* WHAT TO DO: Beginning with the first line of the data below, extract each line up to and including the one containing "e=document.createElementNS(NS,t);for(const k in". Copy them exactly and add nothing.
·····
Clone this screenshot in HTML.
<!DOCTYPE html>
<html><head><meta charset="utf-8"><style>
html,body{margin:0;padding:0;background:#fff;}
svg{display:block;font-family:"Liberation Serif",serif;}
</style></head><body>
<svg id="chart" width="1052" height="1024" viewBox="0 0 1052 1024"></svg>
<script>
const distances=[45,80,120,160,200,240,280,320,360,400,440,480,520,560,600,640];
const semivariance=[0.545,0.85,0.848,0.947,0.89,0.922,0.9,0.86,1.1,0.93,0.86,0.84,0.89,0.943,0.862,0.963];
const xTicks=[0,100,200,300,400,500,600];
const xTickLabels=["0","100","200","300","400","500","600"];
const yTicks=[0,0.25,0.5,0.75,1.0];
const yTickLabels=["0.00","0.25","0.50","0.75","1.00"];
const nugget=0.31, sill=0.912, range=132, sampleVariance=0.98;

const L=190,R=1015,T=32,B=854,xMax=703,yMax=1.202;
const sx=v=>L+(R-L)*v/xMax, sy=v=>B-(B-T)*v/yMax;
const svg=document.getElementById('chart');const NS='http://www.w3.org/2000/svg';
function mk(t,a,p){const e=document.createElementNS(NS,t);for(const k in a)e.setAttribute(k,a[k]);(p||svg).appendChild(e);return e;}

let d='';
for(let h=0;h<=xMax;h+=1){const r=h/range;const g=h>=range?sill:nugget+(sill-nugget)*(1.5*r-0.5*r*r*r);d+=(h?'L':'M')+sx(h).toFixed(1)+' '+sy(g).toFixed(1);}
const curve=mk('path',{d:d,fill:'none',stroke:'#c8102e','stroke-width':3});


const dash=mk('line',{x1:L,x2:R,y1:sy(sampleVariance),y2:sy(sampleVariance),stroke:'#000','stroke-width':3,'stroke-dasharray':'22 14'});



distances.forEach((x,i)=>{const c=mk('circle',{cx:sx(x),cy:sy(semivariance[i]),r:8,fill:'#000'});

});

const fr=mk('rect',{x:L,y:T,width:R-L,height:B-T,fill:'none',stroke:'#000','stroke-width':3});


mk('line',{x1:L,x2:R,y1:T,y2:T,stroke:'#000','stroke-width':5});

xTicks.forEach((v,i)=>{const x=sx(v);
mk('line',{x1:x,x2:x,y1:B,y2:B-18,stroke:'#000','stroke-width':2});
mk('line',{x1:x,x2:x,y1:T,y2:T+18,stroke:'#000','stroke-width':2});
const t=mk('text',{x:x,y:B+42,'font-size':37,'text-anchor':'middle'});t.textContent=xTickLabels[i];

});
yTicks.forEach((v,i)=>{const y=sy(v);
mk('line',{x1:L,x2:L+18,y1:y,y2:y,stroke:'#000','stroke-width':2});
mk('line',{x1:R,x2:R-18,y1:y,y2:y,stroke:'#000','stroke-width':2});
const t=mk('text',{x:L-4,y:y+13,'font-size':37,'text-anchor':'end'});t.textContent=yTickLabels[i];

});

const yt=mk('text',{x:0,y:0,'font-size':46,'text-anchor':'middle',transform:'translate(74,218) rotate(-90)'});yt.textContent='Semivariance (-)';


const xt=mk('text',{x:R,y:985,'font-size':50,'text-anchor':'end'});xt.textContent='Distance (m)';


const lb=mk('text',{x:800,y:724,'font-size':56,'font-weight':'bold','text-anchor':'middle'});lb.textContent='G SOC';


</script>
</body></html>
·····
* WORKED SOLUTION:
Clone this screenshot in HTML.
<!DOCTYPE html>
<html><head><meta charset="utf-8"><style>
html,body{margin:0;padding:0;background:#fff;}
svg{display:block;font-family:"Liberation Serif",serif;}
</style></head><body>
<svg id="chart" width="1052" height="1024" viewBox="0 0 1052 1024"></svg>
<script>
const distances=[45,80,120,160,200,240,280,320,360,400,440,480,520,560,600,640];
const semivariance=[0.545,0.85,0.848,0.947,0.89,0.922,0.9,0.86,1.1,0.93,0.86,0.84,0.89,0.943,0.862,0.963];
const xTicks=[0,100,200,300,400,500,600];
const xTickLabels=["0","100","200","300","400","500","600"];
const yTicks=[0,0.25,0.5,0.75,1.0];
const yTickLabels=["0.00","0.25","0.50","0.75","1.00"];
const nugget=0.31, sill=0.912, range=132, sampleVariance=0.98;

const L=190,R=1015,T=32,B=854,xMax=703,yMax=1.202;
const sx=v=>L+(R-L)*v/xMax, sy=v=>B-(B-T)*v/yMax;
const svg=document.getElementById('chart');const NS='http://www.w3.org/2000/svg';
function mk(t,a,p){const e=document.createElementNS(NS,t);for(const k in a)e.setAttribute(k,a[k]);(p||svg).appendChild(e);return e;}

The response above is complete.